What to work on ▸
Copy all of the material exactly. Pictures are not to appear in the copy.

>> START

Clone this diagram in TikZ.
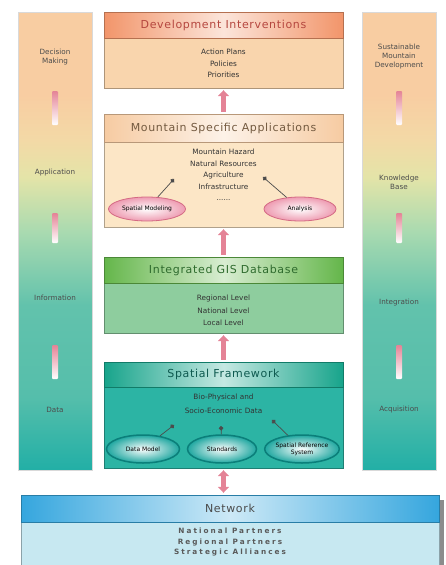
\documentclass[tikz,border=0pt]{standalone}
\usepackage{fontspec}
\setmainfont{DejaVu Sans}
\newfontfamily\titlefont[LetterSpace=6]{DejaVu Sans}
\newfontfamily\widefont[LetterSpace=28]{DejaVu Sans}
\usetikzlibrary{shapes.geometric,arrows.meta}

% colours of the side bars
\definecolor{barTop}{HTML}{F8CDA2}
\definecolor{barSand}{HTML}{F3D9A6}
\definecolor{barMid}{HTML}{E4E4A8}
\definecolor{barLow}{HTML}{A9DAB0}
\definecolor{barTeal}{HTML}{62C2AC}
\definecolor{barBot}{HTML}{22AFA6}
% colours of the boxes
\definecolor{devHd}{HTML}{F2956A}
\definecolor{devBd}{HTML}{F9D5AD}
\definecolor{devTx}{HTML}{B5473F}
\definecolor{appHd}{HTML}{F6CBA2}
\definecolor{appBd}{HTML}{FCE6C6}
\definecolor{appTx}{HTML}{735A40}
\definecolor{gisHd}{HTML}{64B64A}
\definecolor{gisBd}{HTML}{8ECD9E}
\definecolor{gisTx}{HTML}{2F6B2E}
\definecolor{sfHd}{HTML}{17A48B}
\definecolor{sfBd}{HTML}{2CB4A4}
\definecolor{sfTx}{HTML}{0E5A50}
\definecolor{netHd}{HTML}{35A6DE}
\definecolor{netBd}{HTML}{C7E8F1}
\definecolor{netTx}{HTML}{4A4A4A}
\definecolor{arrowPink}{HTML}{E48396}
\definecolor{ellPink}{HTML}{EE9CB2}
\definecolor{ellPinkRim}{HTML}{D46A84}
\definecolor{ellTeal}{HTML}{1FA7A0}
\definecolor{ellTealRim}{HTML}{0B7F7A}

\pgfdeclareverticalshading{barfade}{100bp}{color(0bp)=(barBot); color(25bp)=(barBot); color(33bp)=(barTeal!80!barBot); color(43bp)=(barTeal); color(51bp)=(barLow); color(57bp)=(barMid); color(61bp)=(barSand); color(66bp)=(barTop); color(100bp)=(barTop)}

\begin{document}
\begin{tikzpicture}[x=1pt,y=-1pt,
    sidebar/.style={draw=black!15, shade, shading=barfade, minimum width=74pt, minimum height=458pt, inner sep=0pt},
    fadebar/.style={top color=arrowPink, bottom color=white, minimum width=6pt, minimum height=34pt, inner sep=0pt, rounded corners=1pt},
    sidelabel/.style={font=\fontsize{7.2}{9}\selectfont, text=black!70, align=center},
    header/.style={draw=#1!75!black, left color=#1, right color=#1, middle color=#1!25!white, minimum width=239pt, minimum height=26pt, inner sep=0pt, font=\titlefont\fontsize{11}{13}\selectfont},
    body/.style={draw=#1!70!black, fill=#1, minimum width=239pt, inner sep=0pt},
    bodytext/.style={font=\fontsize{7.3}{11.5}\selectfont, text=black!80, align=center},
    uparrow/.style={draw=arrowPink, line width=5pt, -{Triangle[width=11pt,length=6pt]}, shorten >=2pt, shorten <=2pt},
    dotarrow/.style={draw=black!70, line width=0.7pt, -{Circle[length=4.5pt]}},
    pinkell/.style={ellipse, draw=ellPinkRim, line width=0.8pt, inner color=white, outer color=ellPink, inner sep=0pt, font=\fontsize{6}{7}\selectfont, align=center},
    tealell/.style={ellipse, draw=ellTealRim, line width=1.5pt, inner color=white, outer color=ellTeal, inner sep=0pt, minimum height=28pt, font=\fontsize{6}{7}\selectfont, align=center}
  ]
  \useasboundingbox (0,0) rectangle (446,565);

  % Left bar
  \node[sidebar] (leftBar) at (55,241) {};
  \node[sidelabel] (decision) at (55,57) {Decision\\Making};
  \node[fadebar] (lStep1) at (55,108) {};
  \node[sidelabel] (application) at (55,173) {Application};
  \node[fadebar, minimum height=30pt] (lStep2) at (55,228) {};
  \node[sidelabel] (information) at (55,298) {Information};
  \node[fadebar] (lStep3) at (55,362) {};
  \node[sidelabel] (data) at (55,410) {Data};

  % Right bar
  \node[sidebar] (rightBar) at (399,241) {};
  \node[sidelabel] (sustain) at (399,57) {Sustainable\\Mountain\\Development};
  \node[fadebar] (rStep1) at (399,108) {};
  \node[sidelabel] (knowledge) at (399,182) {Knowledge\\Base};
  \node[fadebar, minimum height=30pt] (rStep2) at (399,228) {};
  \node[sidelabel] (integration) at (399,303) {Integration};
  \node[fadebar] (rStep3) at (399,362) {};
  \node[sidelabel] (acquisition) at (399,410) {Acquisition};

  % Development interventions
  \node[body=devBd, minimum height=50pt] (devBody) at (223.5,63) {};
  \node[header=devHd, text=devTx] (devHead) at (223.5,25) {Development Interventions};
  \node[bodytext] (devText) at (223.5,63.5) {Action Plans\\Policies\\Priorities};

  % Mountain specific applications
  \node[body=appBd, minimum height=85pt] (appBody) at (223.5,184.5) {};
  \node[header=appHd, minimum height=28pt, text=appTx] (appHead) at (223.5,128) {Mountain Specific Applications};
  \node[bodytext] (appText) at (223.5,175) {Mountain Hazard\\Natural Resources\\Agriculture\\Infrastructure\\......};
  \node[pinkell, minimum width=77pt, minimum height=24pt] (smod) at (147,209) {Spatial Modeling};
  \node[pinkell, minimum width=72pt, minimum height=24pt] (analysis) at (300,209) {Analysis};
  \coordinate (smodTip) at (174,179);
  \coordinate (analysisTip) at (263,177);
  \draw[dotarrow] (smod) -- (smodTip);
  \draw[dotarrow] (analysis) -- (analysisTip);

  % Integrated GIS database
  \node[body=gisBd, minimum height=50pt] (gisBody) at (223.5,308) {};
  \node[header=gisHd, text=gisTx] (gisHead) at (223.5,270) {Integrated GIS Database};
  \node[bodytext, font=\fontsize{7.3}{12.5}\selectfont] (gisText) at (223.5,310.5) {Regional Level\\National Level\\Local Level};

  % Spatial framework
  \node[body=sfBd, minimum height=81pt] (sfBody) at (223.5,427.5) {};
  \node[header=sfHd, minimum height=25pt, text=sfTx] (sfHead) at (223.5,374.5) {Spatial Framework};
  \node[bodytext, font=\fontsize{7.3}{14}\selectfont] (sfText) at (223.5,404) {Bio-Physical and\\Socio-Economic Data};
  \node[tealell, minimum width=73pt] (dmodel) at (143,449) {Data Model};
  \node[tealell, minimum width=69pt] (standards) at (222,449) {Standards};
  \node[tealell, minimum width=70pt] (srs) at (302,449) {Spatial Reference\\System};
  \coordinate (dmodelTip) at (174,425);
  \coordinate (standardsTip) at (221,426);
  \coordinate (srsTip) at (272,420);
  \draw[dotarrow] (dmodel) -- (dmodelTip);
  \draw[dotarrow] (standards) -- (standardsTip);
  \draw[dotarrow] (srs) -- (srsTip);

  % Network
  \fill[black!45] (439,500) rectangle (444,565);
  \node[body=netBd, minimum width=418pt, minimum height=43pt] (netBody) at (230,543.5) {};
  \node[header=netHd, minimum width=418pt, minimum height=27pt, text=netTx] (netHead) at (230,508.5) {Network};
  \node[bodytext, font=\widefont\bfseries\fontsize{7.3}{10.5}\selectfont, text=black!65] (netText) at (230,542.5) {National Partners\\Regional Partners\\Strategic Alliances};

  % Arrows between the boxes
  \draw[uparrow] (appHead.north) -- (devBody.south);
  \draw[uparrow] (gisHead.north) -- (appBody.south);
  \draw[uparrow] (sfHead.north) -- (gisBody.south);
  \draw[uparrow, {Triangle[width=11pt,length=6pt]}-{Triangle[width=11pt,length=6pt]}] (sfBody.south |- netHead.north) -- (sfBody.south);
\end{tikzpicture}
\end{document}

>> END

Written solution ▸
Clone this diagram in TikZ.
\documentclass[tikz,border=0pt]{standalone}
\usepackage{fontspec}
\setmainfont{DejaVu Sans}
\newfontfamily\titlefont[LetterSpace=6]{DejaVu Sans}
\newfontfamily\widefont[LetterSpace=28]{DejaVu Sans}
\usetikzlibrary{shapes.geometric,arrows.meta}

% colours of the side bars
\definecolor{barTop}{HTML}{F8CDA2}
\definecolor{barSand}{HTML}{F3D9A6}
\definecolor{barMid}{HTML}{E4E4A8}
\definecolor{barLow}{HTML}{A9DAB0}
\definecolor{barTeal}{HTML}{62C2AC}
\definecolor{barBot}{HTML}{22AFA6}
% colours of the boxes
\definecolor{devHd}{HTML}{F2956A}
\definecolor{devBd}{HTML}{F9D5AD}
\definecolor{devTx}{HTML}{B5473F}
\definecolor{appHd}{HTML}{F6CBA2}
\definecolor{appBd}{HTML}{FCE6C6}
\definecolor{appTx}{HTML}{735A40}
\definecolor{gisHd}{HTML}{64B64A}
\definecolor{gisBd}{HTML}{8ECD9E}
\definecolor{gisTx}{HTML}{2F6B2E}
\definecolor{sfHd}{HTML}{17A48B}
\definecolor{sfBd}{HTML}{2CB4A4}
\definecolor{sfTx}{HTML}{0E5A50}
\definecolor{netHd}{HTML}{35A6DE}
\definecolor{netBd}{HTML}{C7E8F1}
\definecolor{netTx}{HTML}{4A4A4A}
\definecolor{arrowPink}{HTML}{E48396}
\definecolor{ellPink}{HTML}{EE9CB2}
\definecolor{ellPinkRim}{HTML}{D46A84}
\definecolor{ellTeal}{HTML}{1FA7A0}
\definecolor{ellTealRim}{HTML}{0B7F7A}

\pgfdeclareverticalshading{barfade}{100bp}{color(0bp)=(barBot); color(25bp)=(barBot); color(33bp)=(barTeal!80!barBot); color(43bp)=(barTeal); color(51bp)=(barLow); color(57bp)=(barMid); color(61bp)=(barSand); color(66bp)=(barTop); color(100bp)=(barTop)}

\begin{document}
\begin{tikzpicture}[x=1pt,y=-1pt,
    sidebar/.style={draw=black!15, shade, shading=barfade, minimum width=74pt, minimum height=458pt, inner sep=0pt},
    fadebar/.style={top color=arrowPink, bottom color=white, minimum width=6pt, minimum height=34pt, inner sep=0pt, rounded corners=1pt},
    sidelabel/.style={font=\fontsize{7.2}{9}\selectfont, text=black!70, align=center},
    header/.style={draw=#1!75!black, left color=#1, right color=#1, middle color=#1!25!white, minimum width=239pt, minimum height=26pt, inner sep=0pt, font=\titlefont\fontsize{11}{13}\selectfont},
    body/.style={draw=#1!70!black, fill=#1, minimum width=239pt, inner sep=0pt},
    bodytext/.style={font=\fontsize{7.3}{11.5}\selectfont, text=black!80, align=center},
    uparrow/.style={draw=arrowPink, line width=5pt, -{Triangle[width=11pt,length=6pt]}, shorten >=2pt, shorten <=2pt},
    dotarrow/.style={draw=black!70, line width=0.7pt, -{Circle[length=4.5pt]}},
    pinkell/.style={ellipse, draw=ellPinkRim, line width=0.8pt, inner color=white, outer color=ellPink, inner sep=0pt, font=\fontsize{6}{7}\selectfont, align=center},
    tealell/.style={ellipse, draw=ellTealRim, line width=1.5pt, inner color=white, outer color=ellTeal, inner sep=0pt, minimum height=28pt, font=\fontsize{6}{7}\selectfont, align=center}
  ]
  \useasboundingbox (0,0) rectangle (446,565);

  % Left bar
  \node[sidebar] (leftBar) at (55,241) {};
  \node[sidelabel] (decision) at (55,57) {Decision\\Making};
  \node[fadebar] (lStep1) at (55,108) {};
  \node[sidelabel] (application) at (55,173) {Application};
  \node[fadebar, minimum height=30pt] (lStep2) at (55,228) {};
  \node[sidelabel] (information) at (55,298) {Information};
  \node[fadebar] (lStep3) at (55,362) {};
  \node[sidelabel] (data) at (55,410) {Data};

  % Right bar
  \node[sidebar] (rightBar) at (399,241) {};
  \node[sidelabel] (sustain) at (399,57) {Sustainable\\Mountain\\Development};
  \node[fadebar] (rStep1) at (399,108) {};
  \node[sidelabel] (knowledge) at (399,182) {Knowledge\\Base};
  \node[fadebar, minimum height=30pt] (rStep2) at (399,228) {};
  \node[sidelabel] (integration) at (399,303) {Integration};
  \node[fadebar] (rStep3) at (399,362) {};
  \node[sidelabel] (acquisition) at (399,410) {Acquisition};

  % Development interventions
  \node[body=devBd, minimum height=50pt] (devBody) at (223.5,63) {};
  \node[header=devHd, text=devTx] (devHead) at (223.5,25) {Development Interventions};
  \node[bodytext] (devText) at (223.5,63.5) {Action Plans\\Policies\\Priorities};

  % Mountain specific applications
  \node[body=appBd, minimum height=85pt] (appBody) at (223.5,184.5) {};
  \node[header=appHd, minimum height=28pt, text=appTx] (appHead) at (223.5,128) {Mountain Specific Applications};
  \node[bodytext] (appText) at (223.5,175) {Mountain Hazard\\Natural Resources\\Agriculture\\Infrastructure\\......};
  \node[pinkell, minimum width=77pt, minimum height=24pt] (smod) at (147,209) {Spatial Modeling};
  \node[pinkell, minimum width=72pt, minimum height=24pt] (analysis) at (300,209) {Analysis};
  \coordinate (smodTip) at (174,179);
  \coordinate (analysisTip) at (263,177);
  \draw[dotarrow] (smod) -- (smodTip);
  \draw[dotarrow] (analysis) -- (analysisTip);

  % Integrated GIS database
  \node[body=gisBd, minimum height=50pt] (gisBody) at (223.5,308) {};
  \node[header=gisHd, text=gisTx] (gisHead) at (223.5,270) {Integrated GIS Database};
  \node[bodytext, font=\fontsize{7.3}{12.5}\selectfont] (gisText) at (223.5,310.5) {Regional Level\\National Level\\Local Level};

  % Spatial framework
  \node[body=sfBd, minimum height=81pt] (sfBody) at (223.5,427.5) {};
  \node[header=sfHd, minimum height=25pt, text=sfTx] (sfHead) at (223.5,374.5) {Spatial Framework};
  \node[bodytext, font=\fontsize{7.3}{14}\selectfont] (sfText) at (223.5,404) {Bio-Physical and\\Socio-Economic Data};
  \node[tealell, minimum width=73pt] (dmodel) at (143,449) {Data Model};
  \node[tealell, minimum width=69pt] (standards) at (222,449) {Standards};
  \node[tealell, minimum width=70pt] (srs) at (302,449) {Spatial Reference\\System};
  \coordinate (dmodelTip) at (174,425);
  \coordinate (standardsTip) at (221,426);
  \coordinate (srsTip) at (272,420);
  \draw[dotarrow] (dmodel) -- (dmodelTip);
  \draw[dotarrow] (standards) -- (standardsTip);
  \draw[dotarrow] (srs) -- (srsTip);

  % Network
  \fill[black!45] (439,500) rectangle (444,565);
  \node[body=netBd, minimum width=418pt, minimum height=43pt] (netBody) at (230,543.5) {};
  \node[header=netHd, minimum width=418pt, minimum height=27pt, text=netTx] (netHead) at (230,508.5) {Network};
  \node[bodytext, font=\widefont\bfseries\fontsize{7.3}{10.5}\selectfont, text=black!65] (netText) at (230,542.5) {National Partners\\Regional Partners\\Strategic Alliances};

  % Arrows between the boxes
  \draw[uparrow] (appHead.north) -- (devBody.south);
  \draw[uparrow] (gisHead.north) -- (appBody.south);
  \draw[uparrow] (sfHead.north) -- (gisBody.south);
  \draw[uparrow, {Triangle[width=11pt,length=6pt]}-{Triangle[width=11pt,length=6pt]}] (sfBody.south |- netHead.north) -- (sfBody.south);
\end{tikzpicture}
\end{document}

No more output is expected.